ISA was written and directed for film studio Fluency by Jose Nestor Marquez. The film's tagline is "They stole her dreams. Now she's their nightmare." The picture was shot by Anne Etheridge (who previously shot Liza Johnson's "Return (2011)" with Linda Cardellini, Michael Shannon and John Slattery), edited by Harry Yoon ("Drunktown's Finest", "The Newsroom"). The score was composed by Michael Tuller, a longtime collaborator of Trent Reznor who also worked on "The Girl with the Dragon Tattoo (2011)" and "The Social Network". It was produced by Steak House ("Life Partners") and Valerie Stadler ("Sunset Stories"). The soundtrack also features songs by Queens of the Stone Age, Yellow Claw (Mad Decent) and Los Payos.

== Release ==

ISA premiered in Los Angeles on May 21, 2014. It premiered in New York City on May 28, 2014.

Television premieres:
- SyFy – June 11, 2014
- Chiller – June 17, 2014
- Mun2 – June 27, 2014
- Telemundo – September 6, 2014
The film is also available on several streaming platforms including iTunes, Google Play and Xbox Video.

== Critical reception ==

Joshua Silverman of the site Constantly Calibrating asserts "The film does an interesting job of taking classic sci-fi ideas — in this case exploring the evolution of technology and how it can be used to control and subvert — and showing multiple facets of it.

Annalee Newitz of io9 says "What's terrific about Isa is that it's playing in the same thematic sandbox as other great works of contemporary science fiction, from Orphan Black to Ramez Naam's Nexxus series, but takes them in a new direction." She goes on, "That's why we love this movie. It makes no apologies for having a female hero, and makes no big deal out of it, either.
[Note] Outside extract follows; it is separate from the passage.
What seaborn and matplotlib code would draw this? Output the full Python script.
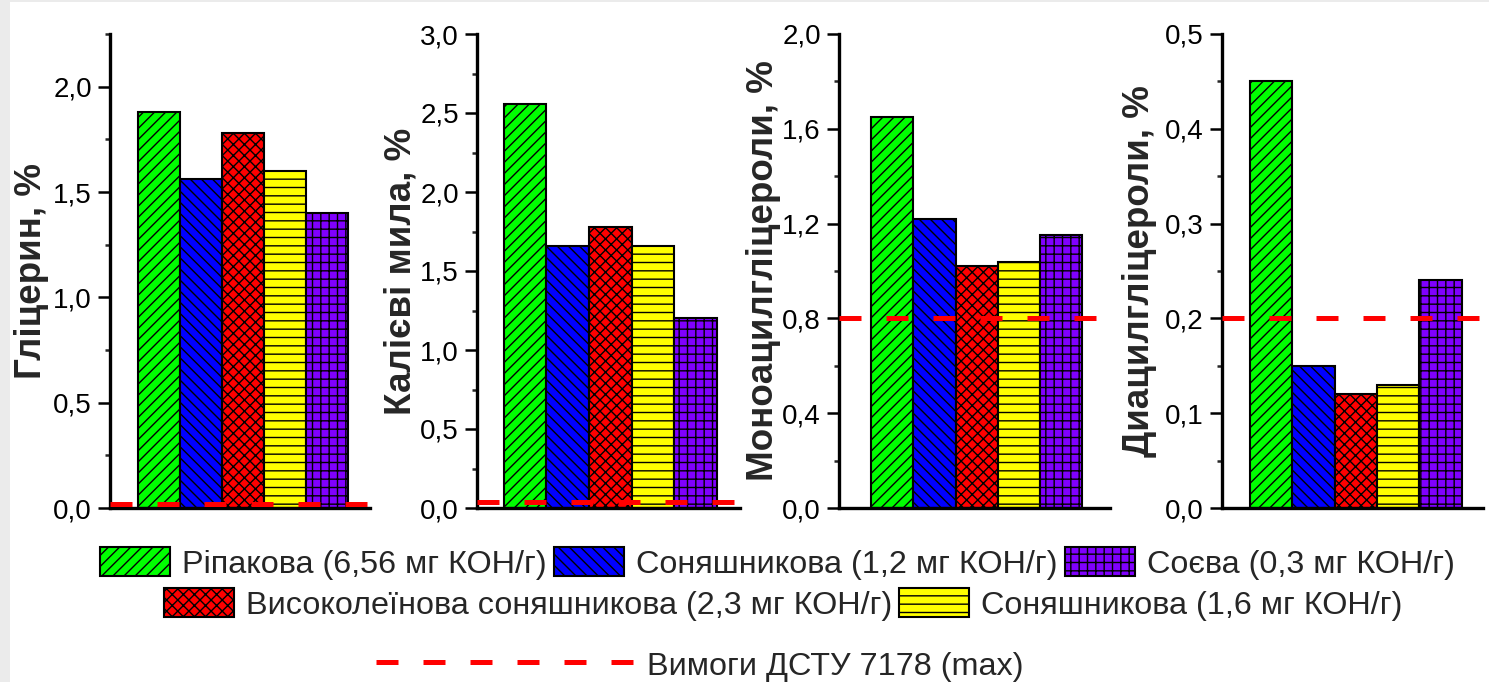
import pandas as pd
import seaborn as sns
import matplotlib.pyplot as plt
from matplotlib.ticker import MultipleLocator, FuncFormatter
from matplotlib.lines import Line2D
from matplotlib.patches import Rectangle

# data
oils = ['Ріпакова (6,56 мг КОН/г)', 'Соняшникова (1,2 мг КОН/г)',
        'Високолеїнова соняшникова (2,3 мг КОН/г)', 'Соняшникова (1,6 мг КОН/г)',
        'Соєва (0,3 мг КОН/г)']
colors = ['#00ff00', '#0000ff', '#ff0000', '#ffff00', '#8000ff']
hatches = ['///', '\\\\\\', 'xxx', '--', '++']

glycerin = [1.88, 1.56, 1.78, 1.60, 1.40]
soaps = [2.56, 1.66, 1.78, 1.66, 1.20]
monoacyl = [1.65, 1.22, 1.02, 1.04, 1.15]
diacyl = [0.45, 0.15, 0.12, 0.13, 0.24]
limits = [0.02, 0.04, 0.8, 0.2]
limit_label = 'Вимоги ДСТУ 7178 (max)'

ylabels = ['Гліцерин, %', 'Калієві мила, %', 'Моноацилгліцероли, %', 'Диацилгліцероли, %']
ymax = [2.25, 3.0, 2.0, 0.5]
major_step = [0.5, 0.5, 0.4, 0.1]

sns.set_theme(style='white')
plt.rcParams['font.family'] = ['Liberation Sans', 'DejaVu Sans']
plt.rcParams['hatch.linewidth'] = 1.0

W, H = 1489, 682
fig = plt.figure(figsize=(W / 100, H / 100), dpi=100)
fig.patch.set_facecolor('#ebebeb')
fig.add_artist(Rectangle((10 / W, 0), 1, 1 - 2 / H, transform=fig.transFigure,
                         facecolor='white', edgecolor='none', zorder=-1))

# axes boxes in pixels: left, right ; top/bottom shared
boxes = [(110, 370), (477, 740), (839, 1110), (1222, 1483)]
xlims = [(-1.17, 5.02), (-1.13, 5.04), (-1.26, 5.16), (-1.16, 5.0)]
label_x = [-0.30, -0.29, -0.28, -0.315]
top, bottom = 34, 508

fmt = FuncFormatter(lambda v, p: f'{v:.1f}'.replace('.', ','))

axes = []
for i, vals in enumerate([glycerin, soaps, monoacyl, diacyl]):
    l, r = boxes[i]
    ax = fig.add_axes([l / W, 1 - bottom / H, (r - l) / W, (bottom - top) / H])
    df = pd.DataFrame({'oil': oils, 'value': vals})
    sns.barplot(data=df, x='oil', y='value', hue='oil', order=oils, hue_order=oils,
                palette=colors, saturation=1, width=1.0, edgecolor='black',
                linewidth=1.5, legend=False, ax=ax)
    for patch, h in zip(ax.patches, hatches):
        patch.set_hatch(h)
    ax.axhline(limits[i], color='red', lw=3.6, dashes=(4.4, 5), zorder=5)

    ax.set_xlim(*xlims[i])
    ax.set_ylim(0, ymax[i])
    ax.set_xticks([])
    ax.set_xlabel('')
    ax.yaxis.set_major_locator(MultipleLocator(major_step[i]))
    ax.yaxis.set_minor_locator(MultipleLocator(major_step[i] / 2))
    ax.yaxis.set_major_formatter(fmt)
    ax.tick_params(axis='y', which='major', direction='out', left=True,
                   length=8.6, width=1.8, labelsize=20, pad=4.5, colors='black')
    ax.tick_params(axis='y', which='minor', direction='out', left=True,
                   length=3.6, width=1.8)
    ax.set_ylabel(ylabels[i], fontsize=26.5, fontweight='bold', va='center')
    ax.yaxis.set_label_coords(label_x[i], 0.5)
    sns.despine(ax=ax)
    for s in ['left', 'bottom']:
        ax.spines[s].set_linewidth(2.4)
        ax.spines[s].set_color('black')
    axes.append(ax)

bars = axes[0].patches
leg_kw = dict(loc='center', frameon=False, fontsize=23.3, handlelength=2.16,
              handleheight=1.02, handletextpad=0.37, columnspacing=0.23,
              borderpad=0, borderaxespad=0)
leg1 = fig.legend([bars[0], bars[1], bars[4]], [oils[0], oils[1], oils[4]],
                  ncol=3, bbox_to_anchor=(0.522, 0.174), **leg_kw)
leg2 = fig.legend([bars[2], bars[3]], [oils[2], oils[3]],
                  ncol=2, bbox_to_anchor=(0.526, 0.114), **leg_kw)
dash = Line2D([], [], color='red', lw=3.6, dashes=(4.4, 5))
leg3 = fig.legend([dash], [limit_label], bbox_to_anchor=(0.470, 0.024),
                  **dict(leg_kw, handlelength=8.0))

fig.savefig('out.png', dpi=100)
Ultimately it's about a group of characters, and how they function in a future world of brain implants and programmable minds."

Robert Lloyd of Los Angeles Times called Isa, a clever, bilingual film with "a good deal of poetry, and some subtextual resonance germane to the characters: about crossing borders, navigating different worlds; whether or not it was intended, it can handle the migration metaphors."

Susana Polo of The Mary Sue praised the film while also offering some critiques, "As is not always the case with dream-sequence-heavy movies, I found ISA's to have just the right mix of surreal creativity and calm mundanity. I itched to replay a Myst game as Isa solved each surreal dreamscape puzzle that lead her closer to unlocking the bad guys' secrets. So there's a lot to like about ISA, I just wish it hadn't been sorta slow and ultimately not particularly cohesive as a narrative."